Alexis Kossenko : Nos projets sont guidés par plusieurs fils rouges – et j’aime particulièrement cette idée. Le premier est consacré à la musique française, avec un focus sur Rameau, en partenariat avec le Centre de Musique Baroque de Versailles. Ainsi le Zoroastre de la version de 1749 constituera un inédit total, les enregistrements existants présentent tous la version de la reprise de 1756. En regard nous présenterons Le Carnaval du Parnasse de Mondonville, qui était l’œuvre concurrente de Zoroastre lors de la création de 1749. Nous avons également en projet Atys de Lully. Pour ces différents projets nous effectuons des recherches sur les hautbois de l’époque, les archets, la composition de l’orchestre, la disposition du grand et du petit chœur, leurs effectifs variables, l'usage du continuo. Et nous redonnerons également sur scène Les Paladins de Rameau dans la mise en scène réalisée par François de Carpentries pour le théâtre d’Oldenbourg (voir le compte-rendu).
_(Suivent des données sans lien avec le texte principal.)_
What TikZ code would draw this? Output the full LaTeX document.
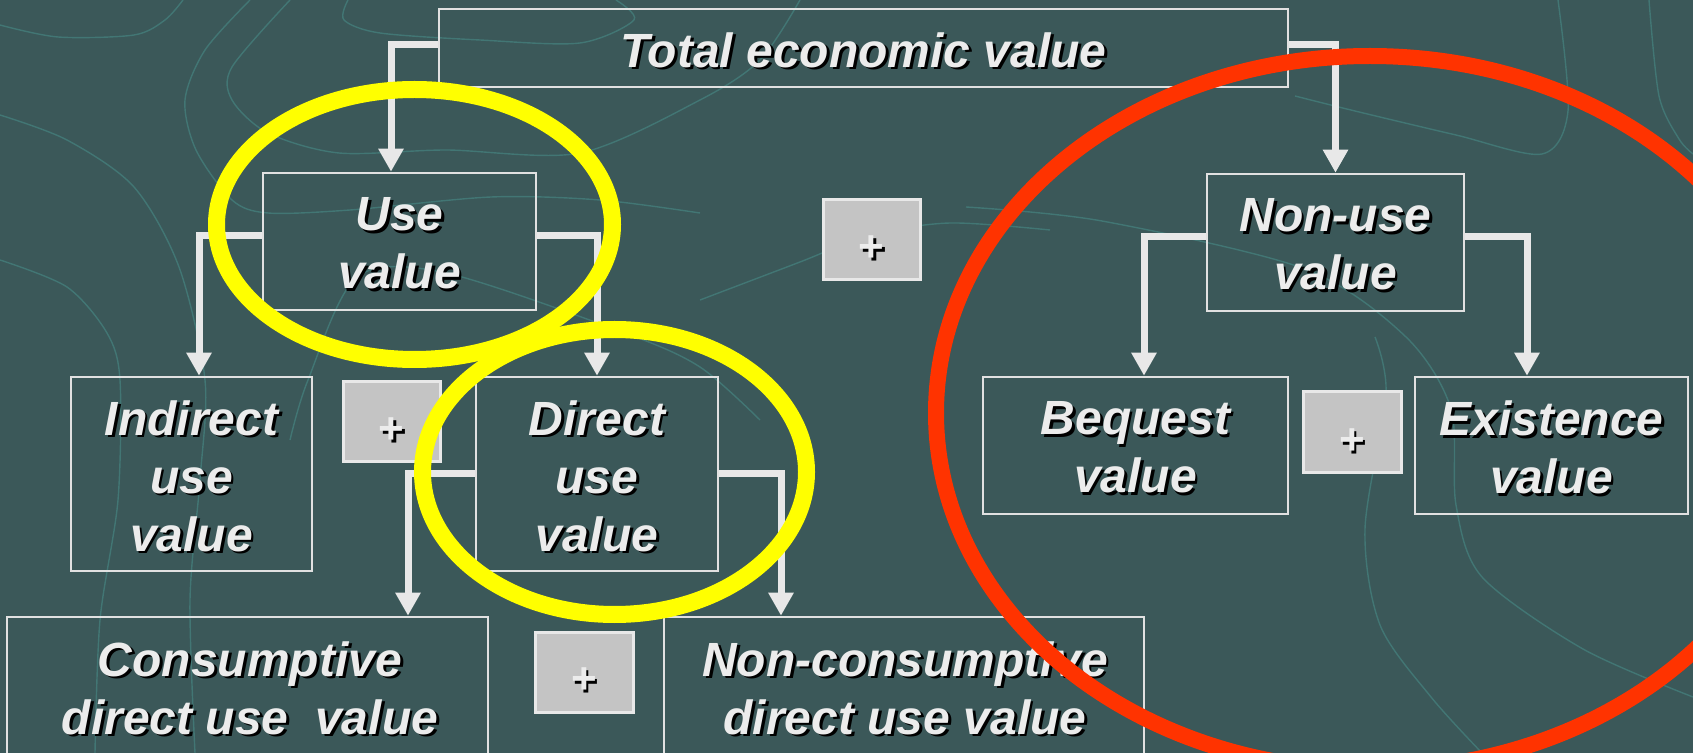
\documentclass[tikz,border=0pt]{standalone}
\usepackage{fontspec}
\setmainfont{Liberation Sans}
\usetikzlibrary{arrows.meta,fit}
\definecolor{bgc}{RGB}{59,88,89}
\definecolor{contour}{RGB}{66,118,116}
\definecolor{boxline}{RGB}{225,225,225}
\definecolor{txtc}{RGB}{236,236,236}
\definecolor{connc}{RGB}{232,232,232}
\definecolor{plusfill}{RGB}{196,196,196}
\definecolor{plusline}{RGB}{232,232,232}
\definecolor{ringyellow}{RGB}{255,255,0}
\definecolor{ringred}{RGB}{255,51,0}
\newcommand\shtext[4][]{%
  \node[txtshadow,#1] (#2-sh) at ([xshift=1.4pt,yshift=-1.4pt]#3) {#4};
  \node[txtmain,#1] (#2) at (#3) {#4};}
\begin{document}
\begin{tikzpicture}[x=0.5pt,y=-0.5pt,
  vbox/.style={draw=boxline,line width=1.3pt,inner sep=0pt},
  plusbox/.style={draw=plusline,fill=plusfill,line width=1.5pt,inner sep=0pt},
  txtbase/.style={inner sep=0pt,align=center,yshift=-1pt,font=\fontsize{24pt}{29pt}\selectfont\bfseries\itshape},
  txtmain/.style={txtbase,text=txtc},
  txtshadow/.style={txtbase,text=black},
  plustxt/.style={font=\fontsize{22pt}{26pt}\selectfont\bfseries,yshift=-3.5pt},
  conn/.style={draw=connc,line width=3.5pt,-{Triangle[length=11.5pt,width=12pt]}},
  contourline/.style={draw=contour,line width=0.7pt},
  yring/.style={draw=ringyellow,line width=8.5pt},
  rring/.style={draw=ringred,line width=8pt}]
\fill[bgc] (0,0) rectangle (1693,753);
\useasboundingbox (0,0) rectangle (1693,753);
% background contour lines
\draw[contourline] plot[smooth] coordinates {(0,25) (58,37) (134,35) (165,20) (183,0)};
\draw[contourline] plot[smooth] coordinates {(0,115) (67,140) (134,187) (179,267) (205,380) (200,480) (190,600) (195,753)};
\draw[contourline] plot[smooth] coordinates {(0,260) (67,287) (107,333) (120,380) (118,500) (100,620) (95,753)};
\draw[contourline] plot[smooth] coordinates {(250,0) (205,50) (185,100) (196,150) (232,200) (268,213) (350,210) (491,197) (600,200) (700,213)};
\draw[contourline] plot[smooth] coordinates {(290,0) (232,67) (232,100) (268,133) (339,153) (446,150) (580,153) (700,100) (760,60) (800,0)};
\draw[contourline] plot[smooth] coordinates {(348,0) (344,20) (380,33) (480,40) (580,43) (634,20) (616,0)};
\draw[contourline] plot[smooth] coordinates {(290,440) (308,380) (357,277) (446,273) (625,333) (700,367) (760,420)};
\draw[contourline] plot[smooth] coordinates {(700,300) (800,262) (870,235) (950,223) (1050,230)};
\draw[contourline] plot[smooth] coordinates {(1649,0) (1659,96) (1679,139) (1693,154)};
\draw[contourline] plot[smooth] coordinates {(966,207) (1102,221) (1305,269) (1406,337) (1451,409) (1456,505) (1482,577) (1583,649) (1693,697)};
\draw[contourline] plot[smooth] coordinates {(1375,337) (1386,394) (1365,529) (1380,625) (1431,697) (1482,753)};
\draw[contourline] plot[smooth] coordinates {(1295,96) (1355,111) (1456,135) (1542,154) (1568,111) (1558,0)};
% boxes
\node[vbox, fit={(439,9) (1288,87)}] (total) {};
\node[vbox, fit={(263,173) (536,310)}] (use) {};
\node[vbox, fit={(1207,174) (1464,311)}] (nonuse) {};
\node[vbox, fit={(71,377) (312,571)}] (indirect) {};
\node[vbox, fit={(476,377) (718,571)}] (direct) {};
\node[vbox, fit={(983,377) (1288,514)}] (bequest) {};
\node[vbox, fit={(1415,377) (1688,514)}] (existence) {};
\node[vbox, fit={(7,617) (488,765)}] (consump) {};
\node[vbox, fit={(664,617) (1144,765)}] (noncons) {};
% connectors
\draw[conn] ([yshift=1.5pt]total.west) -| ([xshift=-4.25pt]use.north);
\draw[conn] ([yshift=1.5pt]total.east) -| (nonuse.north);
\draw[conn] ([yshift=3pt]use.west) -| ([xshift=3.75pt]indirect.north);
\draw[conn] ([yshift=3pt]use.east) -| (direct.north);
\draw[conn] (direct.west) -| ([xshift=80.25pt]consump.north);
\draw[conn] (direct.east) -| ([xshift=-61.5pt]noncons.north);
\draw[conn] ([yshift=3pt]nonuse.west) -| ([xshift=4.25pt]bequest.north);
\draw[conn] ([yshift=3pt]nonuse.east) -| ([xshift=-12.25pt]existence.north);
% texts
\shtext{totalT}{total}{Total economic value}
\shtext{useT}{use}{Use\\value}
\shtext{nonuseT}{nonuse}{Non-use\\value}
\shtext{indirectT}{indirect}{Indirect\\use\\value}
\shtext{directT}{direct}{Direct\\use\\value}
\shtext{bequestT}{bequest}{Bequest\\value}
\shtext{existenceT}{existence}{Existence\\value}
\shtext{consumpT}{250,686}{Consumptive\\direct use\ \ value}
\shtext{nonconsT}{905,686}{Non-consumptive\\direct use value}
% plus boxes
\node[plusbox, fit={(823,200) (920,280)}] (plusA) {};
\node[plusbox, fit={(343,382) (440,462)}] (plusB) {};
\node[plusbox, fit={(1303,392) (1401,473)}] (plusC) {};
\node[plusbox, fit={(535,632) (633,712)}] (plusD) {};
\shtext[plustxt]{plusAT}{plusA}{+}
\shtext[plustxt]{plusBT}{plusB}{+}
\shtext[plustxt]{plusCT}{plusC}{+}
\shtext[plustxt]{plusDT}{plusD}{+}
% highlight rings
\draw[yring] (414.5,224.5) ellipse [x radius=99pt, y radius=67.5pt];
\draw[yring] (614.5,472) ellipse [x radius=96pt, y radius=71.25pt];
\draw[rring] (1370,413) ellipse [x radius=217pt, y radius=178.5pt];
\end{tikzpicture}
\end{document}
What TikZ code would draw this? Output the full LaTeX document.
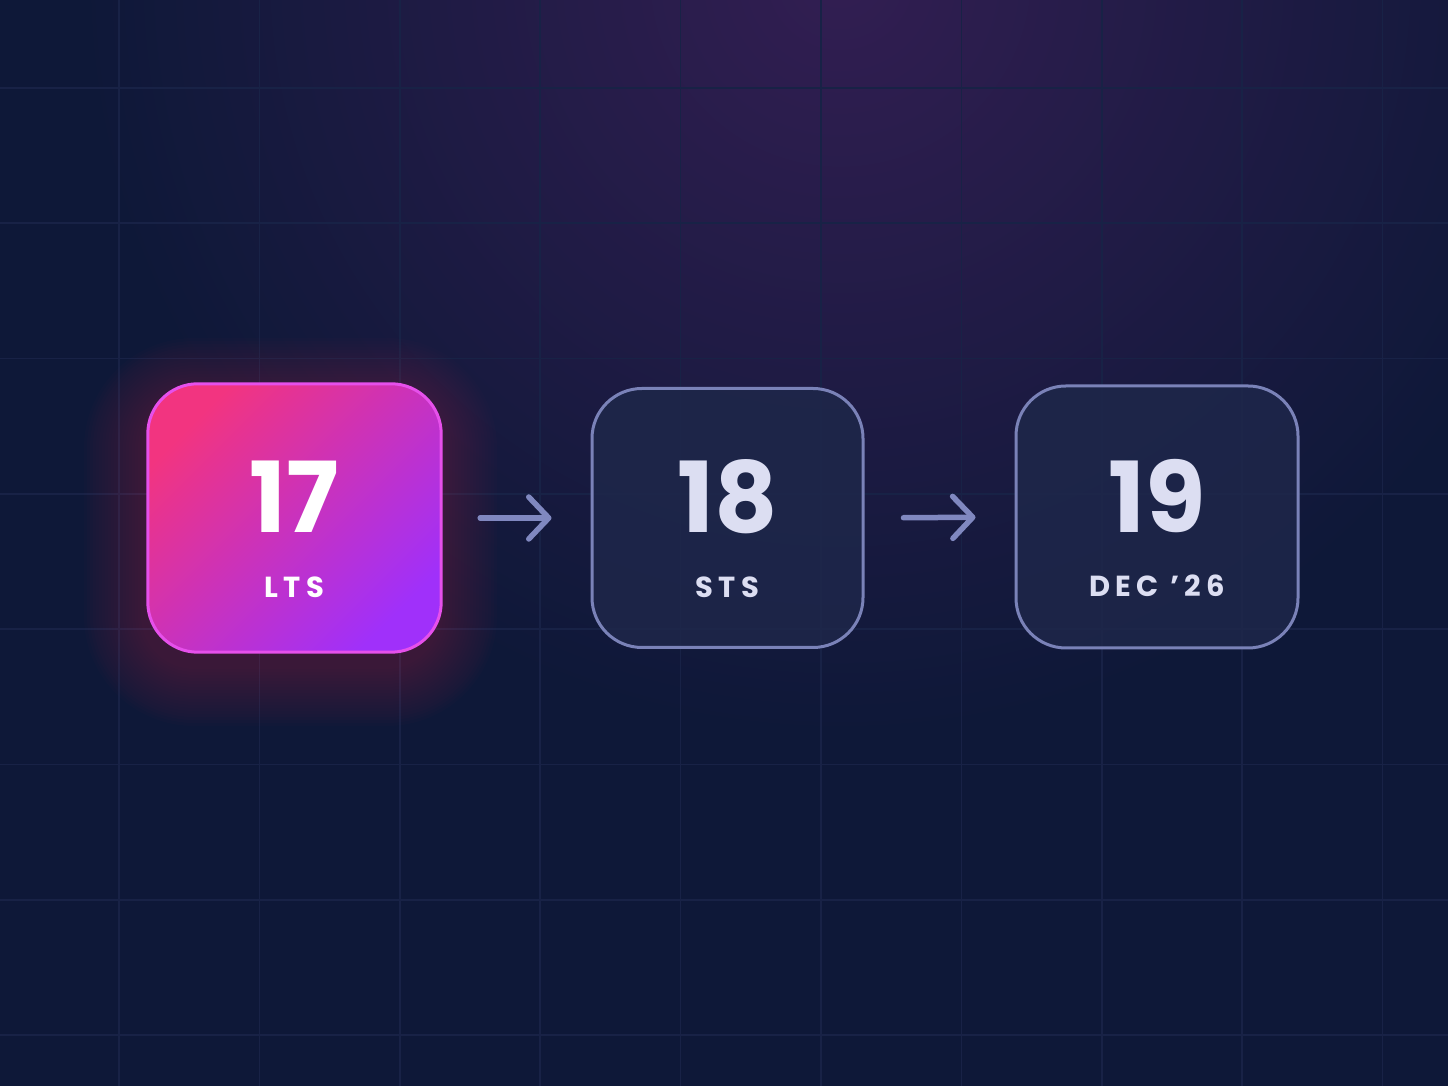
\documentclass[tikz,border=0pt]{standalone}
\usepackage{fontspec}
\newfontfamily\pop{Poppins}
\newfontfamily\poplab{Poppins}[LetterSpace=18]
\usetikzlibrary{arrows.meta}
\definecolor{bgc}{RGB}{14,24,56}
\definecolor{bgpurple}{RGB}{50,30,82}
\definecolor{gridc}{RGB}{24,34,70}
\definecolor{glowc}{RGB}{215,40,110}
\definecolor{pinkc}{RGB}{242,52,128}
\definecolor{violc}{RGB}{160,48,250}
\definecolor{pborder}{RGB}{230,80,235}
\definecolor{darkbox}{RGB}{30,39,74}
\definecolor{dborder}{RGB}{122,130,184}
\definecolor{softtext}{RGB}{220,222,242}
\definecolor{arrc}{RGB}{128,136,192}
\tikzset{
  boxshape/.style={rectangle, rounded corners=50, minimum width=#1, minimum height=262, inner sep=0pt},
  darkbox/.style={boxshape=#1, draw=dborder, line width=3pt, fill=darkbox, fill opacity=0.85},
  numtxt/.style={font=\pop\bfseries\fontsize{98}{98}\selectfont, inner sep=0pt},
  labtxt/.style={font=\poplab\bfseries\fontsize{29}{29}\selectfont, inner sep=0pt},
  arr/.style={draw=arrc, line width=5.5pt, line cap=round, line join=round,
    -{Straight Barb[length=20pt, width=42pt, round]}, shorten >=39pt, shorten <=39pt}
}
\begin{document}
\begin{tikzpicture}[x=1pt, y=1pt]
\useasboundingbox (0,0) rectangle (1448,1086);
% background
\fill[bgc] (0,0) rectangle (1448,1086);
\begin{scope}
\clip (0,0) rectangle (1448,1086);
\shade[inner color=bgpurple, outer color=bgc] (840,1110) circle (760);
\end{scope}
% grid
\foreach \k in {0,...,9} \draw[gridc, line width=1.6pt] (119+140.4*\k,0) -- (119+140.4*\k,1086);
\foreach \k in {0,...,7} \draw[gridc, line width=1.6pt] (0,998-135.3*\k) -- (1448,998-135.3*\k);
% glow behind box 1
\foreach \i in {1,...,20}
  \fill[glowc, opacity=0.015, rounded corners={50+3*\i}]
    (148-3*\i-4,434-3*\i-14) rectangle (441+3*\i-4,702+3*\i-14);
% box 1
\node[boxshape=293, minimum height=268] (b1) at (294.5,568) {};
\shade[rounded corners=50, top color=pinkc, bottom color=violc, shading angle=45]
  (b1.south west) rectangle (b1.north east);
\draw[pborder, line width=3pt, rounded corners=50] (b1.south west) rectangle (b1.north east);
% boxes 2 and 3
\node[darkbox=271, minimum height=259] (b2) at (727.5,568) {};
\node[darkbox=282, minimum height=262] (b3) at (1157,569) {};
% texts
\node[numtxt, text=white] (n17) at ([yshift=21]b1.center) {17};
\node[labtxt, text=white] (l17) at ([yshift=-69]b1.center) {LTS};
\node[numtxt, text=softtext] (n18) at ([yshift=21]b2.center) {18};
\node[labtxt, text=softtext] (l18) at ([yshift=-69]b2.center) {STS};
\node[numtxt, text=softtext] (n19) at ([yshift=21]b3.center) {19};
\node[labtxt, text=softtext] (l19) at ([yshift=-69]b3.center) {DEC ’26};
% arrows
\draw[arr] (b1.east) -- (b2.west);
\draw[arr] (b2.east) -- (b3.west);
\end{tikzpicture}
\end{document}
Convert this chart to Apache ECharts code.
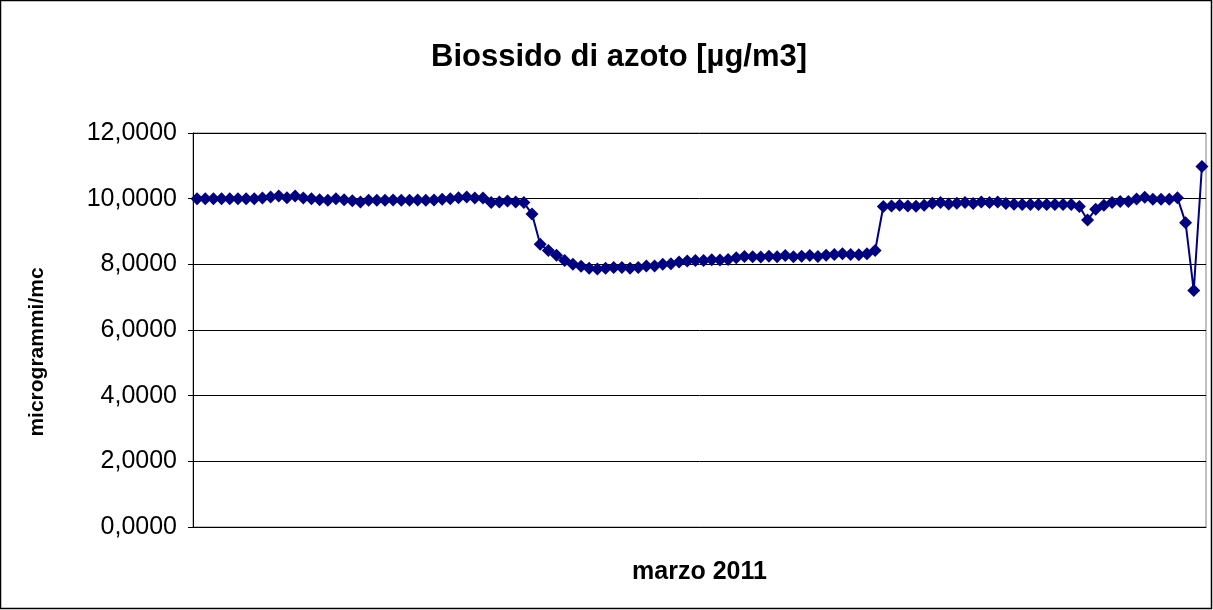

J’aime les metteurs en scène sensibles à la musique et respectueux de la partition, également capables d’exprimer à la fois de la poésie et de la bouffonnerie...

BaroquiadeS : Que voilà de beaux projets dans le domaine du baroque français ! Et pour les autres répertoires auxquels vous vous consacrez ?

Alexis Kossenko : Un autre fil rouge est celui du cycle consacré à l’Orchestre de Dresde, dont un premier volume vient de sortir (voir le compte-rendu). Nous poursuivrons par des monographies de Zelenka, Pisendel, Quantz, Heinichen, Fasch, Telemann, Hasse… L’attraction exercée par cet orchestre sur les compositeurs de son époque est incroyable : même la Messe en Si de Bach a été écrite dans le but de briguer un poste à Dresde. Et nous aimerions aussi monter le Cleofide de Hasse.

BaroquiadeS : C’est donc votre second fil rouge. Et les autres ?

Alexis Kossenko : Il y en d’autres, en effet. L’un est de donner en concert l’intégrale des cantates de Bach par ordre chronologique, afin de mesurer l’évolution du compositeur. Nous nous attachons à prendre en compte l’évolution du diapason, celui des effectifs (car Bach ne pouvait habituellement compter que sur les quatre choristes permanents de l’église Saint-Thomas). Mais il faut rompre avec ce que l’on a en tête, ce n’est pas facile… Par exemple, dans la Passion selon Saint-Jean, un seul ténor chantait Saint-Jean, l'Evangéliste, les airs et les chœurs, avec l’appui d’un seul ripiéniste ! Cela change complètement l’émotion suscitée...Et il existe près de deux cents cinquante cantates, sans compter les différentes versions !

Concernant le répertoire du XIXème siècle, nous ouvrirons, avec les IVème et Vème symphonies, le cycle Mendelssohn qui constitue un autre fil rouge de nos projets. Le but est de parcourir l’ensemble de sa musique d’orchestre et vocale ! Nous ouvrons aussi un partenariat avec le Palazetto Bru-Zane, dans ce cadre nous produirons L’Eclair de Fromental Halévy.

BaroquiadeS : Que de projets !

Alexis Kossenko : Tout cela peut paraître ambitieux, en effet, mais forme une ossature pour nos concerts, et nous permet de renouveler nos propositions de saison en saison. Un autre grand projet, plus personnel, ce sont Les Concerts de Pan : il s’agit d’enregistrer des œuvres pour flûte en répertoire solo, avec des instruments originaux, afin de faire comprendre l’évolution de la musique et de la facture instrumentale. Ces enregistrements vidéos sont diffusés sur une chaîne YouTube (à consulter ici) : vingt-cinq sont déjà disponibles en ligne, vingt-huit autres sont en préparation ! L’idée c’est de constituer une sorte d’encyclopédie de la flûte, facilement accessible à tous.

BaroquiadeS : Bravo Alexis pour tous ces projets, et nous aurons très certainement l’occasion de rendre compte de quelques-uns au moins d’entre eux dans nos colonnes.